> _Given request_
Return the material exactly, first line through the line containing "import plotly.graph_objects as go", and nothing more. Pictures stay out.

= = =

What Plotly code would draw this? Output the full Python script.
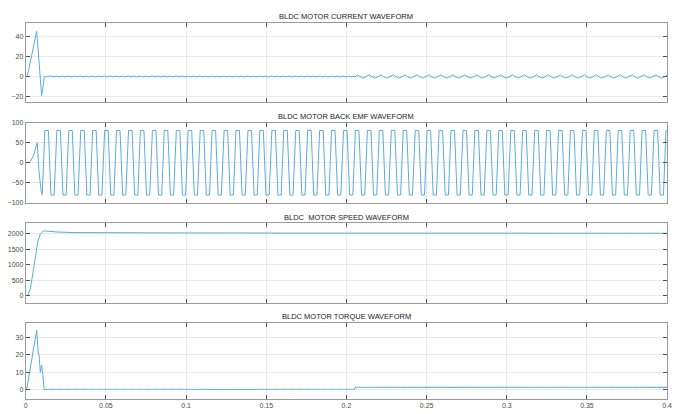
import plotly.graph_objects as go

# ---------------- data ----------------
x_tick_vals = [0, 0.05, 0.1, 0.15, 0.2, 0.25, 0.3, 0.35, 0.4]
x_tick_text = ["0", "0.05", "0.1", "0.15", "0.2", "0.25", "0.3", "0.35", "0.4"]

titles = ["BLDC MOTOR CURRENT WAVEFORM", "BLDC MOTOR BACK EMF WAVEFORM",
          "BLDC  MOTOR SPEED WAVEFORM", "BLDC MOTOR TORQUE WAVEFORM"]

y_ticks_current = [-20, 0, 20, 40]
y_ticks_emf = [-100, -50, 0, 50, 100]
y_ticks_speed = [0, 500, 1000, 1500, 2000]
y_ticks_torque = [0, 10, 20, 30]

load_time = 0.2

# start of each electrical cycle (start of back-EMF positive plateau)
cycle_t = [0.0119, 0.0194, 0.0268, 0.0343, 0.0417, 0.0492, 0.0566, 0.0641, 0.0715, 0.0790,
           0.0864, 0.0939, 0.1013, 0.1088, 0.1162, 0.1237, 0.1311, 0.1386, 0.1460, 0.1535,
           0.1609, 0.1684, 0.1758, 0.1833, 0.1907, 0.1982, 0.2056, 0.2131, 0.2205, 0.2280,
           0.2354, 0.2429, 0.2503, 0.2578, 0.2652, 0.2727, 0.2801, 0.2876, 0.2950, 0.3025,
           0.3099, 0.3174, 0.3248, 0.3323, 0.3397, 0.3472, 0.3546, 0.3621, 0.3695, 0.3770,
           0.3844, 0.3919, 0.3993]

# start-up transients
cur_start_t = [0, 0.0008, 0.002, 0.0037, 0.0055, 0.0068, 0.0078, 0.0088, 0.0095, 0.0099, 0.0106, 0.0112, 0.0116]
cur_start_v = [0, 0, 8, 22, 38, 45, 25, 0, -14, -19, -12, -2, 0]

emf_start_t = [0, 0.0025, 0.0045, 0.006, 0.0072, 0.0082, 0.0090, 0.0097, 0.0103]
emf_start_v = [0, 1, 15, 32, 50, -20, -55, -74, -80]

speed_t = [0, 0.0012, 0.003, 0.0045, 0.006, 0.0075, 0.009, 0.0105, 0.0115, 0.015, 0.02, 0.03, 0.05, 0.1, 0.2, 0.3, 0.4]
speed_v = [0, 10, 250, 800, 1350, 1750, 1980, 2080, 2095, 2080, 2060, 2042, 2033, 2030, 2025, 2022, 2020]

trq_start_t = [0, 0.0005, 0.002, 0.004, 0.0058, 0.0068, 0.0078, 0.0083, 0.0091, 0.0099, 0.0106, 0.0115]
trq_start_v = [0, 0, 8, 20, 30, 34, 21, 20, 10, 14, 9, 0]

# one electrical cycle of each waveform (offset from cycle start, value)
emf_cycle_dt = [0, 0.0022, 0.0038, 0.0058]
emf_cycle_v = [81, 81, -81, -81]

cur_idle_dt = [0, 0.0012, 0.0025, 0.0037, 0.0049, 0.0062]
cur_idle_v = [0.5, -0.3, 0.4, 0.5, -0.3, 0.4]
cur_load_dt = [0, 0.0012, 0.0025, 0.0045, 0.006]
cur_load_v = [0.3, 1.8, 0.2, -1.5, -0.6]

trq_idle_dt = [0, 0.0006, 0.0012, 0.0019, 0.0025, 0.0031, 0.0037, 0.0043, 0.0050, 0.0056, 0.0062, 0.0068]
trq_idle_v = [0.45, 0.15, 0.45, 0.15, 0.45, 0.15, 0.45, 0.15, 0.45, 0.15, 0.45, 0.15]
trq_load_dt = [0, 0.0006, 0.0012, 0.0019, 0.0025, 0.0031, 0.0037, 0.0043, 0.0050, 0.0056, 0.0062, 0.0068]
trq_load_v = [1.8, 1.1, 1.8, 1.1, 1.8, 1.1, 1.8, 1.1, 1.8, 1.1, 1.8, 1.1]
trq_step_t = [0.2, 0.2015, 0.203, 0.2045]
trq_step_v = [0.3, 2.4, 1.2, 2.1]


# ---------------- assemble traces ----------------
def periodic(start_t, start_v, idle_dt, idle_v, load_dt=None, load_v=None, extra_t=None, extra_v=None):
    xs, ys = list(start_t), list(start_v)
    for c in cycle_t:
        if load_dt is not None and c >= load_time:
            if extra_t is not None and xs[-1] < load_time:
                xs += extra_t
                ys += extra_v
            dts, vs = load_dt, load_v
        else:
            dts, vs = idle_dt, idle_v
        for d, v in zip(dts, vs):
            t = c + d
            if t > xs[-1]:
                xs.append(t)
                ys.append(v)
    return xs, ys


cur_x, cur_y = periodic(cur_start_t, cur_start_v, cur_idle_dt, cur_idle_v, cur_load_dt, cur_load_v)
emf_x, emf_y = periodic(emf_start_t, emf_start_v, emf_cycle_dt, emf_cycle_v)
trq_x, trq_y = periodic(trq_start_t, trq_start_v, trq_idle_dt, trq_idle_v, trq_load_dt, trq_load_v,
                        trq_step_t, trq_step_v)

line_color = "#5aabe0"
W, H = 683, 414
x0, x1 = 24, 672
panels = [
    (19, 100, [-25.6, 53.7], y_ticks_current, cur_x, cur_y, 13),
    (121, 202, [-100, 100], y_ticks_emf, emf_x, emf_y, 114),
    (223, 304.5, [-250, 2345], y_ticks_speed, speed_t, speed_v, 217),
    (324, 401.5, [-5, 38.4], y_ticks_torque, trq_x, trq_y, 318),
]

tick_font = dict(family="Liberation Sans, Arial, sans-serif", size=7, color="#4a4a4a")

fig = go.Figure()
layout = dict(width=W, height=H, margin=dict(l=0, r=0, t=0, b=0), autosize=False,
              paper_bgcolor="white", plot_bgcolor="white", showlegend=False,
              font=dict(family="Liberation Sans, Arial, sans-serif", size=7, color="#4a4a4a"))
annotations = []
for i, (top, bot, yr, yt, xs, ys, ty) in enumerate(panels):
    n = "" if i == 0 else str(i + 1)
    fig.add_trace(go.Scatter(x=xs, y=ys, mode="lines", line=dict(color=line_color, width=1),
                             xaxis="x" + n, yaxis="y" + n, hoverinfo="skip"))
    common = dict(showline=True, linecolor="#9a9a9a", linewidth=1, mirror="allticks",
                  ticks="inside", ticklen=4, tickcolor="#555", tickwidth=1,
                  showgrid=True, gridcolor="#e8e8e8", gridwidth=1, zeroline=False,
                  tickfont=tick_font)
    layout["xaxis" + n] = dict(domain=[x0 / W, x1 / W], range=[0, 0.4], tickvals=x_tick_vals,
                               ticktext=x_tick_text, showticklabels=(i == 3),
                               anchor="y" + n, **common)
    layout["yaxis" + n] = dict(domain=[1 - bot / H, 1 - top / H], range=yr, tickvals=yt,
                               anchor="x" + n, **common)
    annotations.append(dict(text=titles[i], x=348 / W, y=1 - ty / H, xref="paper", yref="paper",
                            xanchor="center", yanchor="middle", showarrow=False,
                            font=dict(family="Liberation Sans, Arial, sans-serif", size=7.5, color="#222")))
layout["annotations"] = annotations
fig.update_layout(**layout)
fig.write_html("out.html")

= = =

> _The output_
What Plotly code would draw this? Output the full Python script.
import plotly.graph_objects as go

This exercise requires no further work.